(To do) Copy the listing below line for line, starting at its first line and ending with the line that has "Serif', 'Times New" in it. Add nothing.

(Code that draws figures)
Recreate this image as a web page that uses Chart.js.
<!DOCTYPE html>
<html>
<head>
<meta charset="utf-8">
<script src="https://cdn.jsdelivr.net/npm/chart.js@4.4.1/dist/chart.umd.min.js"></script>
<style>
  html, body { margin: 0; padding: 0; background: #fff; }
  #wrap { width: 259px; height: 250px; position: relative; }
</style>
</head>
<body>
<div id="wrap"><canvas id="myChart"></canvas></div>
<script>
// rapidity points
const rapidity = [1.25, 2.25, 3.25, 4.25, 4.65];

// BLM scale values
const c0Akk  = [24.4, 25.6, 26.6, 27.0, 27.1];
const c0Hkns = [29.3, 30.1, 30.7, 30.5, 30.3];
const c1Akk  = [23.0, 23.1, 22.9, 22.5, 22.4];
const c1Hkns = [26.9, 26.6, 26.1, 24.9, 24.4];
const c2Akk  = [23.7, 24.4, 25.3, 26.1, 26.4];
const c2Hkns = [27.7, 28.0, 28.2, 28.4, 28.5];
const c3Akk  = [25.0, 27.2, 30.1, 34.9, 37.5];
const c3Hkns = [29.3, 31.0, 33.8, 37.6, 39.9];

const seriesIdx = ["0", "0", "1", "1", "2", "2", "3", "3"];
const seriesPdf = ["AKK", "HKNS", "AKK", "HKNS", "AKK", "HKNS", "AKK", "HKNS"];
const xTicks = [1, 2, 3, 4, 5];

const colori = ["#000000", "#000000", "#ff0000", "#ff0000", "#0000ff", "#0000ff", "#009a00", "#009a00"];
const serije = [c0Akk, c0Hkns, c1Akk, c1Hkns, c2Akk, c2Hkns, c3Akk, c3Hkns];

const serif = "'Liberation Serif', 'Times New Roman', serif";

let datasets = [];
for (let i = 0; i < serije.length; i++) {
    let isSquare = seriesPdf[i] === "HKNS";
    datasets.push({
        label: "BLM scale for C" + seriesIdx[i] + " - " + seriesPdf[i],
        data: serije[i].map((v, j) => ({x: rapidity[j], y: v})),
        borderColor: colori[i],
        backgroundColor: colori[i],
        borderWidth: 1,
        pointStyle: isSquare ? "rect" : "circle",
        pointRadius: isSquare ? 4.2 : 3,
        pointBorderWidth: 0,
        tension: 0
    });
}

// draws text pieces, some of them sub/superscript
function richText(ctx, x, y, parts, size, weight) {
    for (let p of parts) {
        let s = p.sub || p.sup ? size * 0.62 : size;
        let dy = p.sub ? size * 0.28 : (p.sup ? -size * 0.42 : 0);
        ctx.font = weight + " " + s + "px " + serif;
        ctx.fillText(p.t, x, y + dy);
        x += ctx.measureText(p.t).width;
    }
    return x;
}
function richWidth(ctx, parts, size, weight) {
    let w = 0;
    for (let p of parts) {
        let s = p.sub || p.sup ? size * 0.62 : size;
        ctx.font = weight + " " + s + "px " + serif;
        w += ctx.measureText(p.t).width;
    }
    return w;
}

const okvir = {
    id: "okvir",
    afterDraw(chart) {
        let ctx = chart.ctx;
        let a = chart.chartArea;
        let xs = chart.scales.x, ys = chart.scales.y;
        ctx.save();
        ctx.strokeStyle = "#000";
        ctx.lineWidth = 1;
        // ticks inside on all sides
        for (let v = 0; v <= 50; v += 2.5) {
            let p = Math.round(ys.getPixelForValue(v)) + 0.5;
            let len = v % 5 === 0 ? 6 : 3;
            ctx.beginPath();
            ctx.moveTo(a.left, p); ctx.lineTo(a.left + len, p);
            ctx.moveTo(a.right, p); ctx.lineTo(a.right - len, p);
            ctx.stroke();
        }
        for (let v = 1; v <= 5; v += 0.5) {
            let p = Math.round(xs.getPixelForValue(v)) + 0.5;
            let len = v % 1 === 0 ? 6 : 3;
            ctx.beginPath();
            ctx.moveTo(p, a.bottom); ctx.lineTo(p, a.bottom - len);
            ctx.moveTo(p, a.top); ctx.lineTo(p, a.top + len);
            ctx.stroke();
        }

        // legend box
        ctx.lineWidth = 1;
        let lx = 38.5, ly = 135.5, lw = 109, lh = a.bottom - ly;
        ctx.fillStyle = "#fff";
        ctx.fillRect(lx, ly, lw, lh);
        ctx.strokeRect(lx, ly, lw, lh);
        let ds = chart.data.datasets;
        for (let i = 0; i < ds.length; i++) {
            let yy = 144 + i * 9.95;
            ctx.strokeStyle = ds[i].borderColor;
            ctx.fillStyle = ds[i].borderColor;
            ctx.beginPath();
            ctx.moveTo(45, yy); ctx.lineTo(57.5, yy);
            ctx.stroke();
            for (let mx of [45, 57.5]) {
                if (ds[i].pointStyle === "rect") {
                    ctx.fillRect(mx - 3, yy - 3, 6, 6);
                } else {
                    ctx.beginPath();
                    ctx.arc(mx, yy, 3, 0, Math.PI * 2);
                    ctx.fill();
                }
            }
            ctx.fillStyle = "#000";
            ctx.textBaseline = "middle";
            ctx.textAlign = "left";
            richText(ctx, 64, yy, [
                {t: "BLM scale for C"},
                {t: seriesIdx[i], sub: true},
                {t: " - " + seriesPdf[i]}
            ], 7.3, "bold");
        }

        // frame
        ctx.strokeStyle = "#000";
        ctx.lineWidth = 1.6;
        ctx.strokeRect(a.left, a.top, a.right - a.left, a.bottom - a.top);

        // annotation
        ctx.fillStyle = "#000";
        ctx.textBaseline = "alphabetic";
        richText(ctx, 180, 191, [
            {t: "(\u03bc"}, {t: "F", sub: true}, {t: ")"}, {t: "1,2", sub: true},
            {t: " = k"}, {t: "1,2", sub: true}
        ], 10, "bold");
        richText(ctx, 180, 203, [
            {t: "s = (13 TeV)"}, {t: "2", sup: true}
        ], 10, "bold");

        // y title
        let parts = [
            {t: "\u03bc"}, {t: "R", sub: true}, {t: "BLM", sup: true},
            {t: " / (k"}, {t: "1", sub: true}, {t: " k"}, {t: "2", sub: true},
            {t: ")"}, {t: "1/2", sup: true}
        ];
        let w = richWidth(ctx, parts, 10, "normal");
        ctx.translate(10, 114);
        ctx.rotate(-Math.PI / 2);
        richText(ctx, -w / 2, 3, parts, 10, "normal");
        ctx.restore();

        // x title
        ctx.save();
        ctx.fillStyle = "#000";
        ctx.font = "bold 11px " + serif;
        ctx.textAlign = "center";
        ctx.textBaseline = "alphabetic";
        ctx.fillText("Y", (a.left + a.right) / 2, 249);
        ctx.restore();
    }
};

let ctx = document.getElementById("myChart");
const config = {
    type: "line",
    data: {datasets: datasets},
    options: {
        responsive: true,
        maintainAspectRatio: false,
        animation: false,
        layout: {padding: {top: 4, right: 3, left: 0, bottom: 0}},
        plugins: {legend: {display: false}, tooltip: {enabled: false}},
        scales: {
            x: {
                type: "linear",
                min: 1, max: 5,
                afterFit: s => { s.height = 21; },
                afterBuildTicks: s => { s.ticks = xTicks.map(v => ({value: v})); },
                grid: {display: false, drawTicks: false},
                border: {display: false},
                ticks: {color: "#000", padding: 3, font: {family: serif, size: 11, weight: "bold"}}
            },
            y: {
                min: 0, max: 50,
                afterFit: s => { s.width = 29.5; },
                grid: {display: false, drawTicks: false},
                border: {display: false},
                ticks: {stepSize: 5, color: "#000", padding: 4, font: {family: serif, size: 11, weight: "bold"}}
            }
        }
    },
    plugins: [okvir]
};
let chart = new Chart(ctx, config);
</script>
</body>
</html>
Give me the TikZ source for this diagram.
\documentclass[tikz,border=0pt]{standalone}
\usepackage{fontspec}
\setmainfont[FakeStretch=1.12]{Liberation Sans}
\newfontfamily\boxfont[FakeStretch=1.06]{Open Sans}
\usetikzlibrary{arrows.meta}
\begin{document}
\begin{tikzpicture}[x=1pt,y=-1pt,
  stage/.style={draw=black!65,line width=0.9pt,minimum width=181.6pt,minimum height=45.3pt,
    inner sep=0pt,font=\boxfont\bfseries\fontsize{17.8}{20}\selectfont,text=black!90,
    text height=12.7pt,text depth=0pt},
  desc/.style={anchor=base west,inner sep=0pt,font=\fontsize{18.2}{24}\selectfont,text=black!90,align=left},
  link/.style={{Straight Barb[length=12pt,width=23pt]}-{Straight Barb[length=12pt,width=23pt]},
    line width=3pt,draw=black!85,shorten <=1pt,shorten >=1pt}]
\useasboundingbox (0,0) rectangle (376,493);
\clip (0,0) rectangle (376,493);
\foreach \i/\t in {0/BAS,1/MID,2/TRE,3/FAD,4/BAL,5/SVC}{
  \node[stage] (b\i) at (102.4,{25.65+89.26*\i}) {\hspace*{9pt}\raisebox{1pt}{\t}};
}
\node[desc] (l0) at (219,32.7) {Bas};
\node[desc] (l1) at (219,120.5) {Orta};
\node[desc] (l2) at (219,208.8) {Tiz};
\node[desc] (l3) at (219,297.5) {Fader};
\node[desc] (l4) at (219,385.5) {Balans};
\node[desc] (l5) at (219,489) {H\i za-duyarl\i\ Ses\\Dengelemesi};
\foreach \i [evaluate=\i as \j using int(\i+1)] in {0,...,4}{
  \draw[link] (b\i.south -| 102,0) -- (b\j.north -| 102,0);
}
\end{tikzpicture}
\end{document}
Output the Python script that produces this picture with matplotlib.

(The completed task)
Recreate this image as a web page that uses Chart.js.
<!DOCTYPE html>
<html>
<head>
<meta charset="utf-8">
<script src="https://cdn.jsdelivr.net/npm/chart.js@4.4.1/dist/chart.umd.min.js"></script>
<style>
  html, body { margin: 0; padding: 0; background: #fff; }
  #wrap { width: 259px; height: 250px; position: relative; }
</style>
</head>
<body>
<div id="wrap"><canvas id="myChart"></canvas></div>
<script>
// rapidity points
const rapidity = [1.25, 2.25, 3.25, 4.25, 4.65];

// BLM scale values
const c0Akk  = [24.4, 25.6, 26.6, 27.0, 27.1];
const c0Hkns = [29.3, 30.1, 30.7, 30.5, 30.3];
const c1Akk  = [23.0, 23.1, 22.9, 22.5, 22.4];
const c1Hkns = [26.9, 26.6, 26.1, 24.9, 24.4];
const c2Akk  = [23.7, 24.4, 25.3, 26.1, 26.4];
const c2Hkns = [27.7, 28.0, 28.2, 28.4, 28.5];
const c3Akk  = [25.0, 27.2, 30.1, 34.9, 37.5];
const c3Hkns = [29.3, 31.0, 33.8, 37.6, 39.9];

const seriesIdx = ["0", "0", "1", "1", "2", "2", "3", "3"];
const seriesPdf = ["AKK", "HKNS", "AKK", "HKNS", "AKK", "HKNS", "AKK", "HKNS"];
const xTicks = [1, 2, 3, 4, 5];

const colori = ["#000000", "#000000", "#ff0000", "#ff0000", "#0000ff", "#0000ff", "#009a00", "#009a00"];
const serije = [c0Akk, c0Hkns, c1Akk, c1Hkns, c2Akk, c2Hkns, c3Akk, c3Hkns];

const serif = "'Liberation Serif', 'Times New Roman', serif";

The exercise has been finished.